RECORDED DATA -
_ _ _ _

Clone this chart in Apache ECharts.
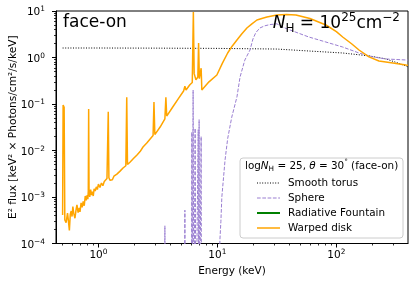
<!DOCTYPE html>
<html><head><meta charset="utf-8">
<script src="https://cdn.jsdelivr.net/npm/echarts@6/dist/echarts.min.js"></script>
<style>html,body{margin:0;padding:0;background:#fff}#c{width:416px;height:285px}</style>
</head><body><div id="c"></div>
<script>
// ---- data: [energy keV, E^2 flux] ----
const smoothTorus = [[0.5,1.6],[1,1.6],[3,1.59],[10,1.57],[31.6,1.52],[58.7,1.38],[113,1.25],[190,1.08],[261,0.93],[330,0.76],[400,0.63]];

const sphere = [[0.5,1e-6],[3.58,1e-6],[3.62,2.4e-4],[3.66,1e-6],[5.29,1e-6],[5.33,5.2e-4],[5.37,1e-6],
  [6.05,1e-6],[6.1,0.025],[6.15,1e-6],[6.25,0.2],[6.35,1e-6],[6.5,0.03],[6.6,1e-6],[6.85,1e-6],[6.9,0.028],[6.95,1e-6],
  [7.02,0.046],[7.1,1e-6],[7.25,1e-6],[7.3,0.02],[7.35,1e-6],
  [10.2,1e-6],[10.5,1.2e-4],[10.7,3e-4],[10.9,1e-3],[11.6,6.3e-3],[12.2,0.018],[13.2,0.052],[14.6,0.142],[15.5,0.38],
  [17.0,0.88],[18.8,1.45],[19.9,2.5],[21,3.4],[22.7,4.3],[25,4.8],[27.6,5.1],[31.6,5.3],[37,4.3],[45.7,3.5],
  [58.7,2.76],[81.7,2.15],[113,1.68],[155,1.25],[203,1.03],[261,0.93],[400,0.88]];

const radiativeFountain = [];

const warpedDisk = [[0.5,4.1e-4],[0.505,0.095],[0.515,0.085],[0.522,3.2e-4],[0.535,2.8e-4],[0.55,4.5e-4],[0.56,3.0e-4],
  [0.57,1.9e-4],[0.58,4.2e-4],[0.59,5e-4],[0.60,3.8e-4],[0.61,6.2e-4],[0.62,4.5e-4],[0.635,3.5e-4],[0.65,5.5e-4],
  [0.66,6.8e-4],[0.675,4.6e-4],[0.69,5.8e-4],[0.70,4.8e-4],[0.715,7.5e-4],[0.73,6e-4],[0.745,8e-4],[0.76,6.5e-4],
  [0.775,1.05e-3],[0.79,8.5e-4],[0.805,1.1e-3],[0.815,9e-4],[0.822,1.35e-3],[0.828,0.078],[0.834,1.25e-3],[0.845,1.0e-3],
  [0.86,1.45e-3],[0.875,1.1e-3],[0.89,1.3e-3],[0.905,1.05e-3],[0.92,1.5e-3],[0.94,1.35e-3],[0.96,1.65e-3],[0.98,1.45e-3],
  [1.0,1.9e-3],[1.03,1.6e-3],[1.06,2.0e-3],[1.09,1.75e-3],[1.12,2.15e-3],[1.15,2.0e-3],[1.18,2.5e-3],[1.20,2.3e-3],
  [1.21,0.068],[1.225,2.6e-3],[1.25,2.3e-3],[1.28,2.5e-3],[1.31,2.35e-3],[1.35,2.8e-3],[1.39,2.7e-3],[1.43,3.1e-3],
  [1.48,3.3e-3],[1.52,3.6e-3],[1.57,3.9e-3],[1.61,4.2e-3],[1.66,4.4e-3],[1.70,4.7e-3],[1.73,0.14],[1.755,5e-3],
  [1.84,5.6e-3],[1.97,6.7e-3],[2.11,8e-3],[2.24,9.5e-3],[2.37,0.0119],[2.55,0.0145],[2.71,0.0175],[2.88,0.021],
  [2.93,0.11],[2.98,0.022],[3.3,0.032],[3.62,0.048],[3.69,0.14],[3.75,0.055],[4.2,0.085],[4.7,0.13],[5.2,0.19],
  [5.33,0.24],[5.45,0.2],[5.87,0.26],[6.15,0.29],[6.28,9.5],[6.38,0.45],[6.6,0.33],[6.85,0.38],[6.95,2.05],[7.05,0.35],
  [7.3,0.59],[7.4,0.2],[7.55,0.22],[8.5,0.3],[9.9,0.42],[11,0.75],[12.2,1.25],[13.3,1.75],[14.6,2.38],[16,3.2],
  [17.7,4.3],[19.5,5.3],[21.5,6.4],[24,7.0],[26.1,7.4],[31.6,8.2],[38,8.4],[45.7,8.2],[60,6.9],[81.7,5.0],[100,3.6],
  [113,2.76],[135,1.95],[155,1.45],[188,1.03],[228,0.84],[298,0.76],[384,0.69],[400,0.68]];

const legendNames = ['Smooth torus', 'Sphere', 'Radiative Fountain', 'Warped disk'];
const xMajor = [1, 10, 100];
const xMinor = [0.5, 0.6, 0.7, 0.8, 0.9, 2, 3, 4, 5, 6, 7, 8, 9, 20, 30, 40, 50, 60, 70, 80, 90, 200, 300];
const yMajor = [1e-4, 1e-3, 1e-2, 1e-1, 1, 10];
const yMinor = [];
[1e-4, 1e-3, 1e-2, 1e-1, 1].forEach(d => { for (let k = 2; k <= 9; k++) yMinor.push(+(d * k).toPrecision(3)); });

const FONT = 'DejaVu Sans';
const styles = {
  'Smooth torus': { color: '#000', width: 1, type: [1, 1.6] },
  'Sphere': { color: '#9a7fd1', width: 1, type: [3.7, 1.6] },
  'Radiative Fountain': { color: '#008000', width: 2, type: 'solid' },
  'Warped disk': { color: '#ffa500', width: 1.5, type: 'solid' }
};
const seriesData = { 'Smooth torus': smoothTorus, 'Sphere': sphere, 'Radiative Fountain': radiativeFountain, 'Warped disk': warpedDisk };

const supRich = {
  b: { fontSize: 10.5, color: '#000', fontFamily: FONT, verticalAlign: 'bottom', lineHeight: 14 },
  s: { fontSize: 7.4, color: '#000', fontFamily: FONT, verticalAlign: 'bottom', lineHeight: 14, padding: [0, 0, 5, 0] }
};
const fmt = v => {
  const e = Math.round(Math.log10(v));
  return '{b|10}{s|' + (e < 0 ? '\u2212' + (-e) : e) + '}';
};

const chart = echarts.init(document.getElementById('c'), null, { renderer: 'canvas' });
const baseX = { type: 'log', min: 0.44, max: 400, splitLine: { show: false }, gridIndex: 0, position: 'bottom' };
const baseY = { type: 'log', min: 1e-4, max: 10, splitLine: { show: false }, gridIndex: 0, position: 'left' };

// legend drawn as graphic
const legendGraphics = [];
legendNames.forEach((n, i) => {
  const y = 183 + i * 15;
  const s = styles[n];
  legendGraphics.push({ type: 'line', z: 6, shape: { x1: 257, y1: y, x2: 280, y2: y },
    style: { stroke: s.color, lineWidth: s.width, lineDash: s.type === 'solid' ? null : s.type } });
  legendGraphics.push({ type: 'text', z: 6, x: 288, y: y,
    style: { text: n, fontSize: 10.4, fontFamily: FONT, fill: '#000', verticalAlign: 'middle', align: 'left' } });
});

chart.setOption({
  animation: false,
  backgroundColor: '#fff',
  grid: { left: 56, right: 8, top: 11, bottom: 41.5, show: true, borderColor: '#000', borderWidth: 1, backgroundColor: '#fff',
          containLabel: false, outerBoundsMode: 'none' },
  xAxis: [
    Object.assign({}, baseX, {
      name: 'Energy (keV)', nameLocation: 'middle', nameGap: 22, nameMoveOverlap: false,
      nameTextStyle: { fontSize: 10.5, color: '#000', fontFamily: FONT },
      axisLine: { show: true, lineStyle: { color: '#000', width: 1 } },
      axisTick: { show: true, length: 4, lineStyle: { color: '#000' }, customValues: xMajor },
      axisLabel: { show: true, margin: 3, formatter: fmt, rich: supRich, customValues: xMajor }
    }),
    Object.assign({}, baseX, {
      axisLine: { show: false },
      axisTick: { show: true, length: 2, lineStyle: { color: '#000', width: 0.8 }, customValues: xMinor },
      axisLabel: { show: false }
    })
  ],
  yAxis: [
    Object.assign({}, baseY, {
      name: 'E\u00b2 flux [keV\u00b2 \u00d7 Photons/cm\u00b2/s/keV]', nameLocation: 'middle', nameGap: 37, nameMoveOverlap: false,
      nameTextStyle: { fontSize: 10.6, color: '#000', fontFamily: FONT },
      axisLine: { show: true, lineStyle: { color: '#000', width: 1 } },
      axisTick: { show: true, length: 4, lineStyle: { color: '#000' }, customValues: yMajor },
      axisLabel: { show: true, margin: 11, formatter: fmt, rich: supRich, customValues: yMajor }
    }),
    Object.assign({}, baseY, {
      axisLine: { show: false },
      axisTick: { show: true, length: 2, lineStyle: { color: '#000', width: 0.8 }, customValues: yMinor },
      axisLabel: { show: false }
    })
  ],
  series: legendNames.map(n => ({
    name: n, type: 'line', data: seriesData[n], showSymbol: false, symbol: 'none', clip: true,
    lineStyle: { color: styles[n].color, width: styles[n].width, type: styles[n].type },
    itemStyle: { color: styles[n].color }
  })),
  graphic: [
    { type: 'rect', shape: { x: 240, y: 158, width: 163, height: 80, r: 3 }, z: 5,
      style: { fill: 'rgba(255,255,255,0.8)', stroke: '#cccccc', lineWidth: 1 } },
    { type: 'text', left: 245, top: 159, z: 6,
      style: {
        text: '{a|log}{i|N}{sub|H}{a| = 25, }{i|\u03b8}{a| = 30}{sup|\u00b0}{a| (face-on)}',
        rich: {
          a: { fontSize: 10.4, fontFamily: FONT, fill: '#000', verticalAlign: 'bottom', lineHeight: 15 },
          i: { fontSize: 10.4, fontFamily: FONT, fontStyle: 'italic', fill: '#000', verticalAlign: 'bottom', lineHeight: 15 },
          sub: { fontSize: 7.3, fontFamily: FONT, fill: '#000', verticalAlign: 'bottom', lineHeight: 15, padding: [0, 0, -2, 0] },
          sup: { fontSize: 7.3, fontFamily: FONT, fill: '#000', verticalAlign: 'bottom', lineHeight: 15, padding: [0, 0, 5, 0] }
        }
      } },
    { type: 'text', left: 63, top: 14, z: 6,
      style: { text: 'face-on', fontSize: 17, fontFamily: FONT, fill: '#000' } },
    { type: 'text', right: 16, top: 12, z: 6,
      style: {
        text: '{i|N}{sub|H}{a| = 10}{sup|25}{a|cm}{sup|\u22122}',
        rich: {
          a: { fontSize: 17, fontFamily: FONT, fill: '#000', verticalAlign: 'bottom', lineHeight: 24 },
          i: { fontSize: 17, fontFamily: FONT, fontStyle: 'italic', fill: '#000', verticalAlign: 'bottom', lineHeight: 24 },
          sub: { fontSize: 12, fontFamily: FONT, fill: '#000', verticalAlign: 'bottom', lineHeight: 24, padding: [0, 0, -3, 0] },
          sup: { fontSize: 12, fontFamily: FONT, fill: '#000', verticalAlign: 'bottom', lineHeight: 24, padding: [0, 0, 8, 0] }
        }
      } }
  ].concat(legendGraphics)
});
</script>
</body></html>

_ _ _ _

GIVEN TASK - Restate exactly, please, only the lines between the start of the data and the line containing "const radiativeFountain = [];", both ends included, skipping the pictures.

WRITTEN ANSWER -
Clone this chart in Apache ECharts.
<!DOCTYPE html>
<html><head><meta charset="utf-8">
<script src="https://cdn.jsdelivr.net/npm/echarts@6/dist/echarts.min.js"></script>
<style>html,body{margin:0;padding:0;background:#fff}#c{width:416px;height:285px}</style>
</head><body><div id="c"></div>
<script>
// ---- data: [energy keV, E^2 flux] ----
const smoothTorus = [[0.5,1.6],[1,1.6],[3,1.59],[10,1.57],[31.6,1.52],[58.7,1.38],[113,1.25],[190,1.08],[261,0.93],[330,0.76],[400,0.63]];

const sphere = [[0.5,1e-6],[3.58,1e-6],[3.62,2.4e-4],[3.66,1e-6],[5.29,1e-6],[5.33,5.2e-4],[5.37,1e-6],
  [6.05,1e-6],[6.1,0.025],[6.15,1e-6],[6.25,0.2],[6.35,1e-6],[6.5,0.03],[6.6,1e-6],[6.85,1e-6],[6.9,0.028],[6.95,1e-6],
  [7.02,0.046],[7.1,1e-6],[7.25,1e-6],[7.3,0.02],[7.35,1e-6],
  [10.2,1e-6],[10.5,1.2e-4],[10.7,3e-4],[10.9,1e-3],[11.6,6.3e-3],[12.2,0.018],[13.2,0.052],[14.6,0.142],[15.5,0.38],
  [17.0,0.88],[18.8,1.45],[19.9,2.5],[21,3.4],[22.7,4.3],[25,4.8],[27.6,5.1],[31.6,5.3],[37,4.3],[45.7,3.5],
  [58.7,2.76],[81.7,2.15],[113,1.68],[155,1.25],[203,1.03],[261,0.93],[400,0.88]];

const radiativeFountain = [];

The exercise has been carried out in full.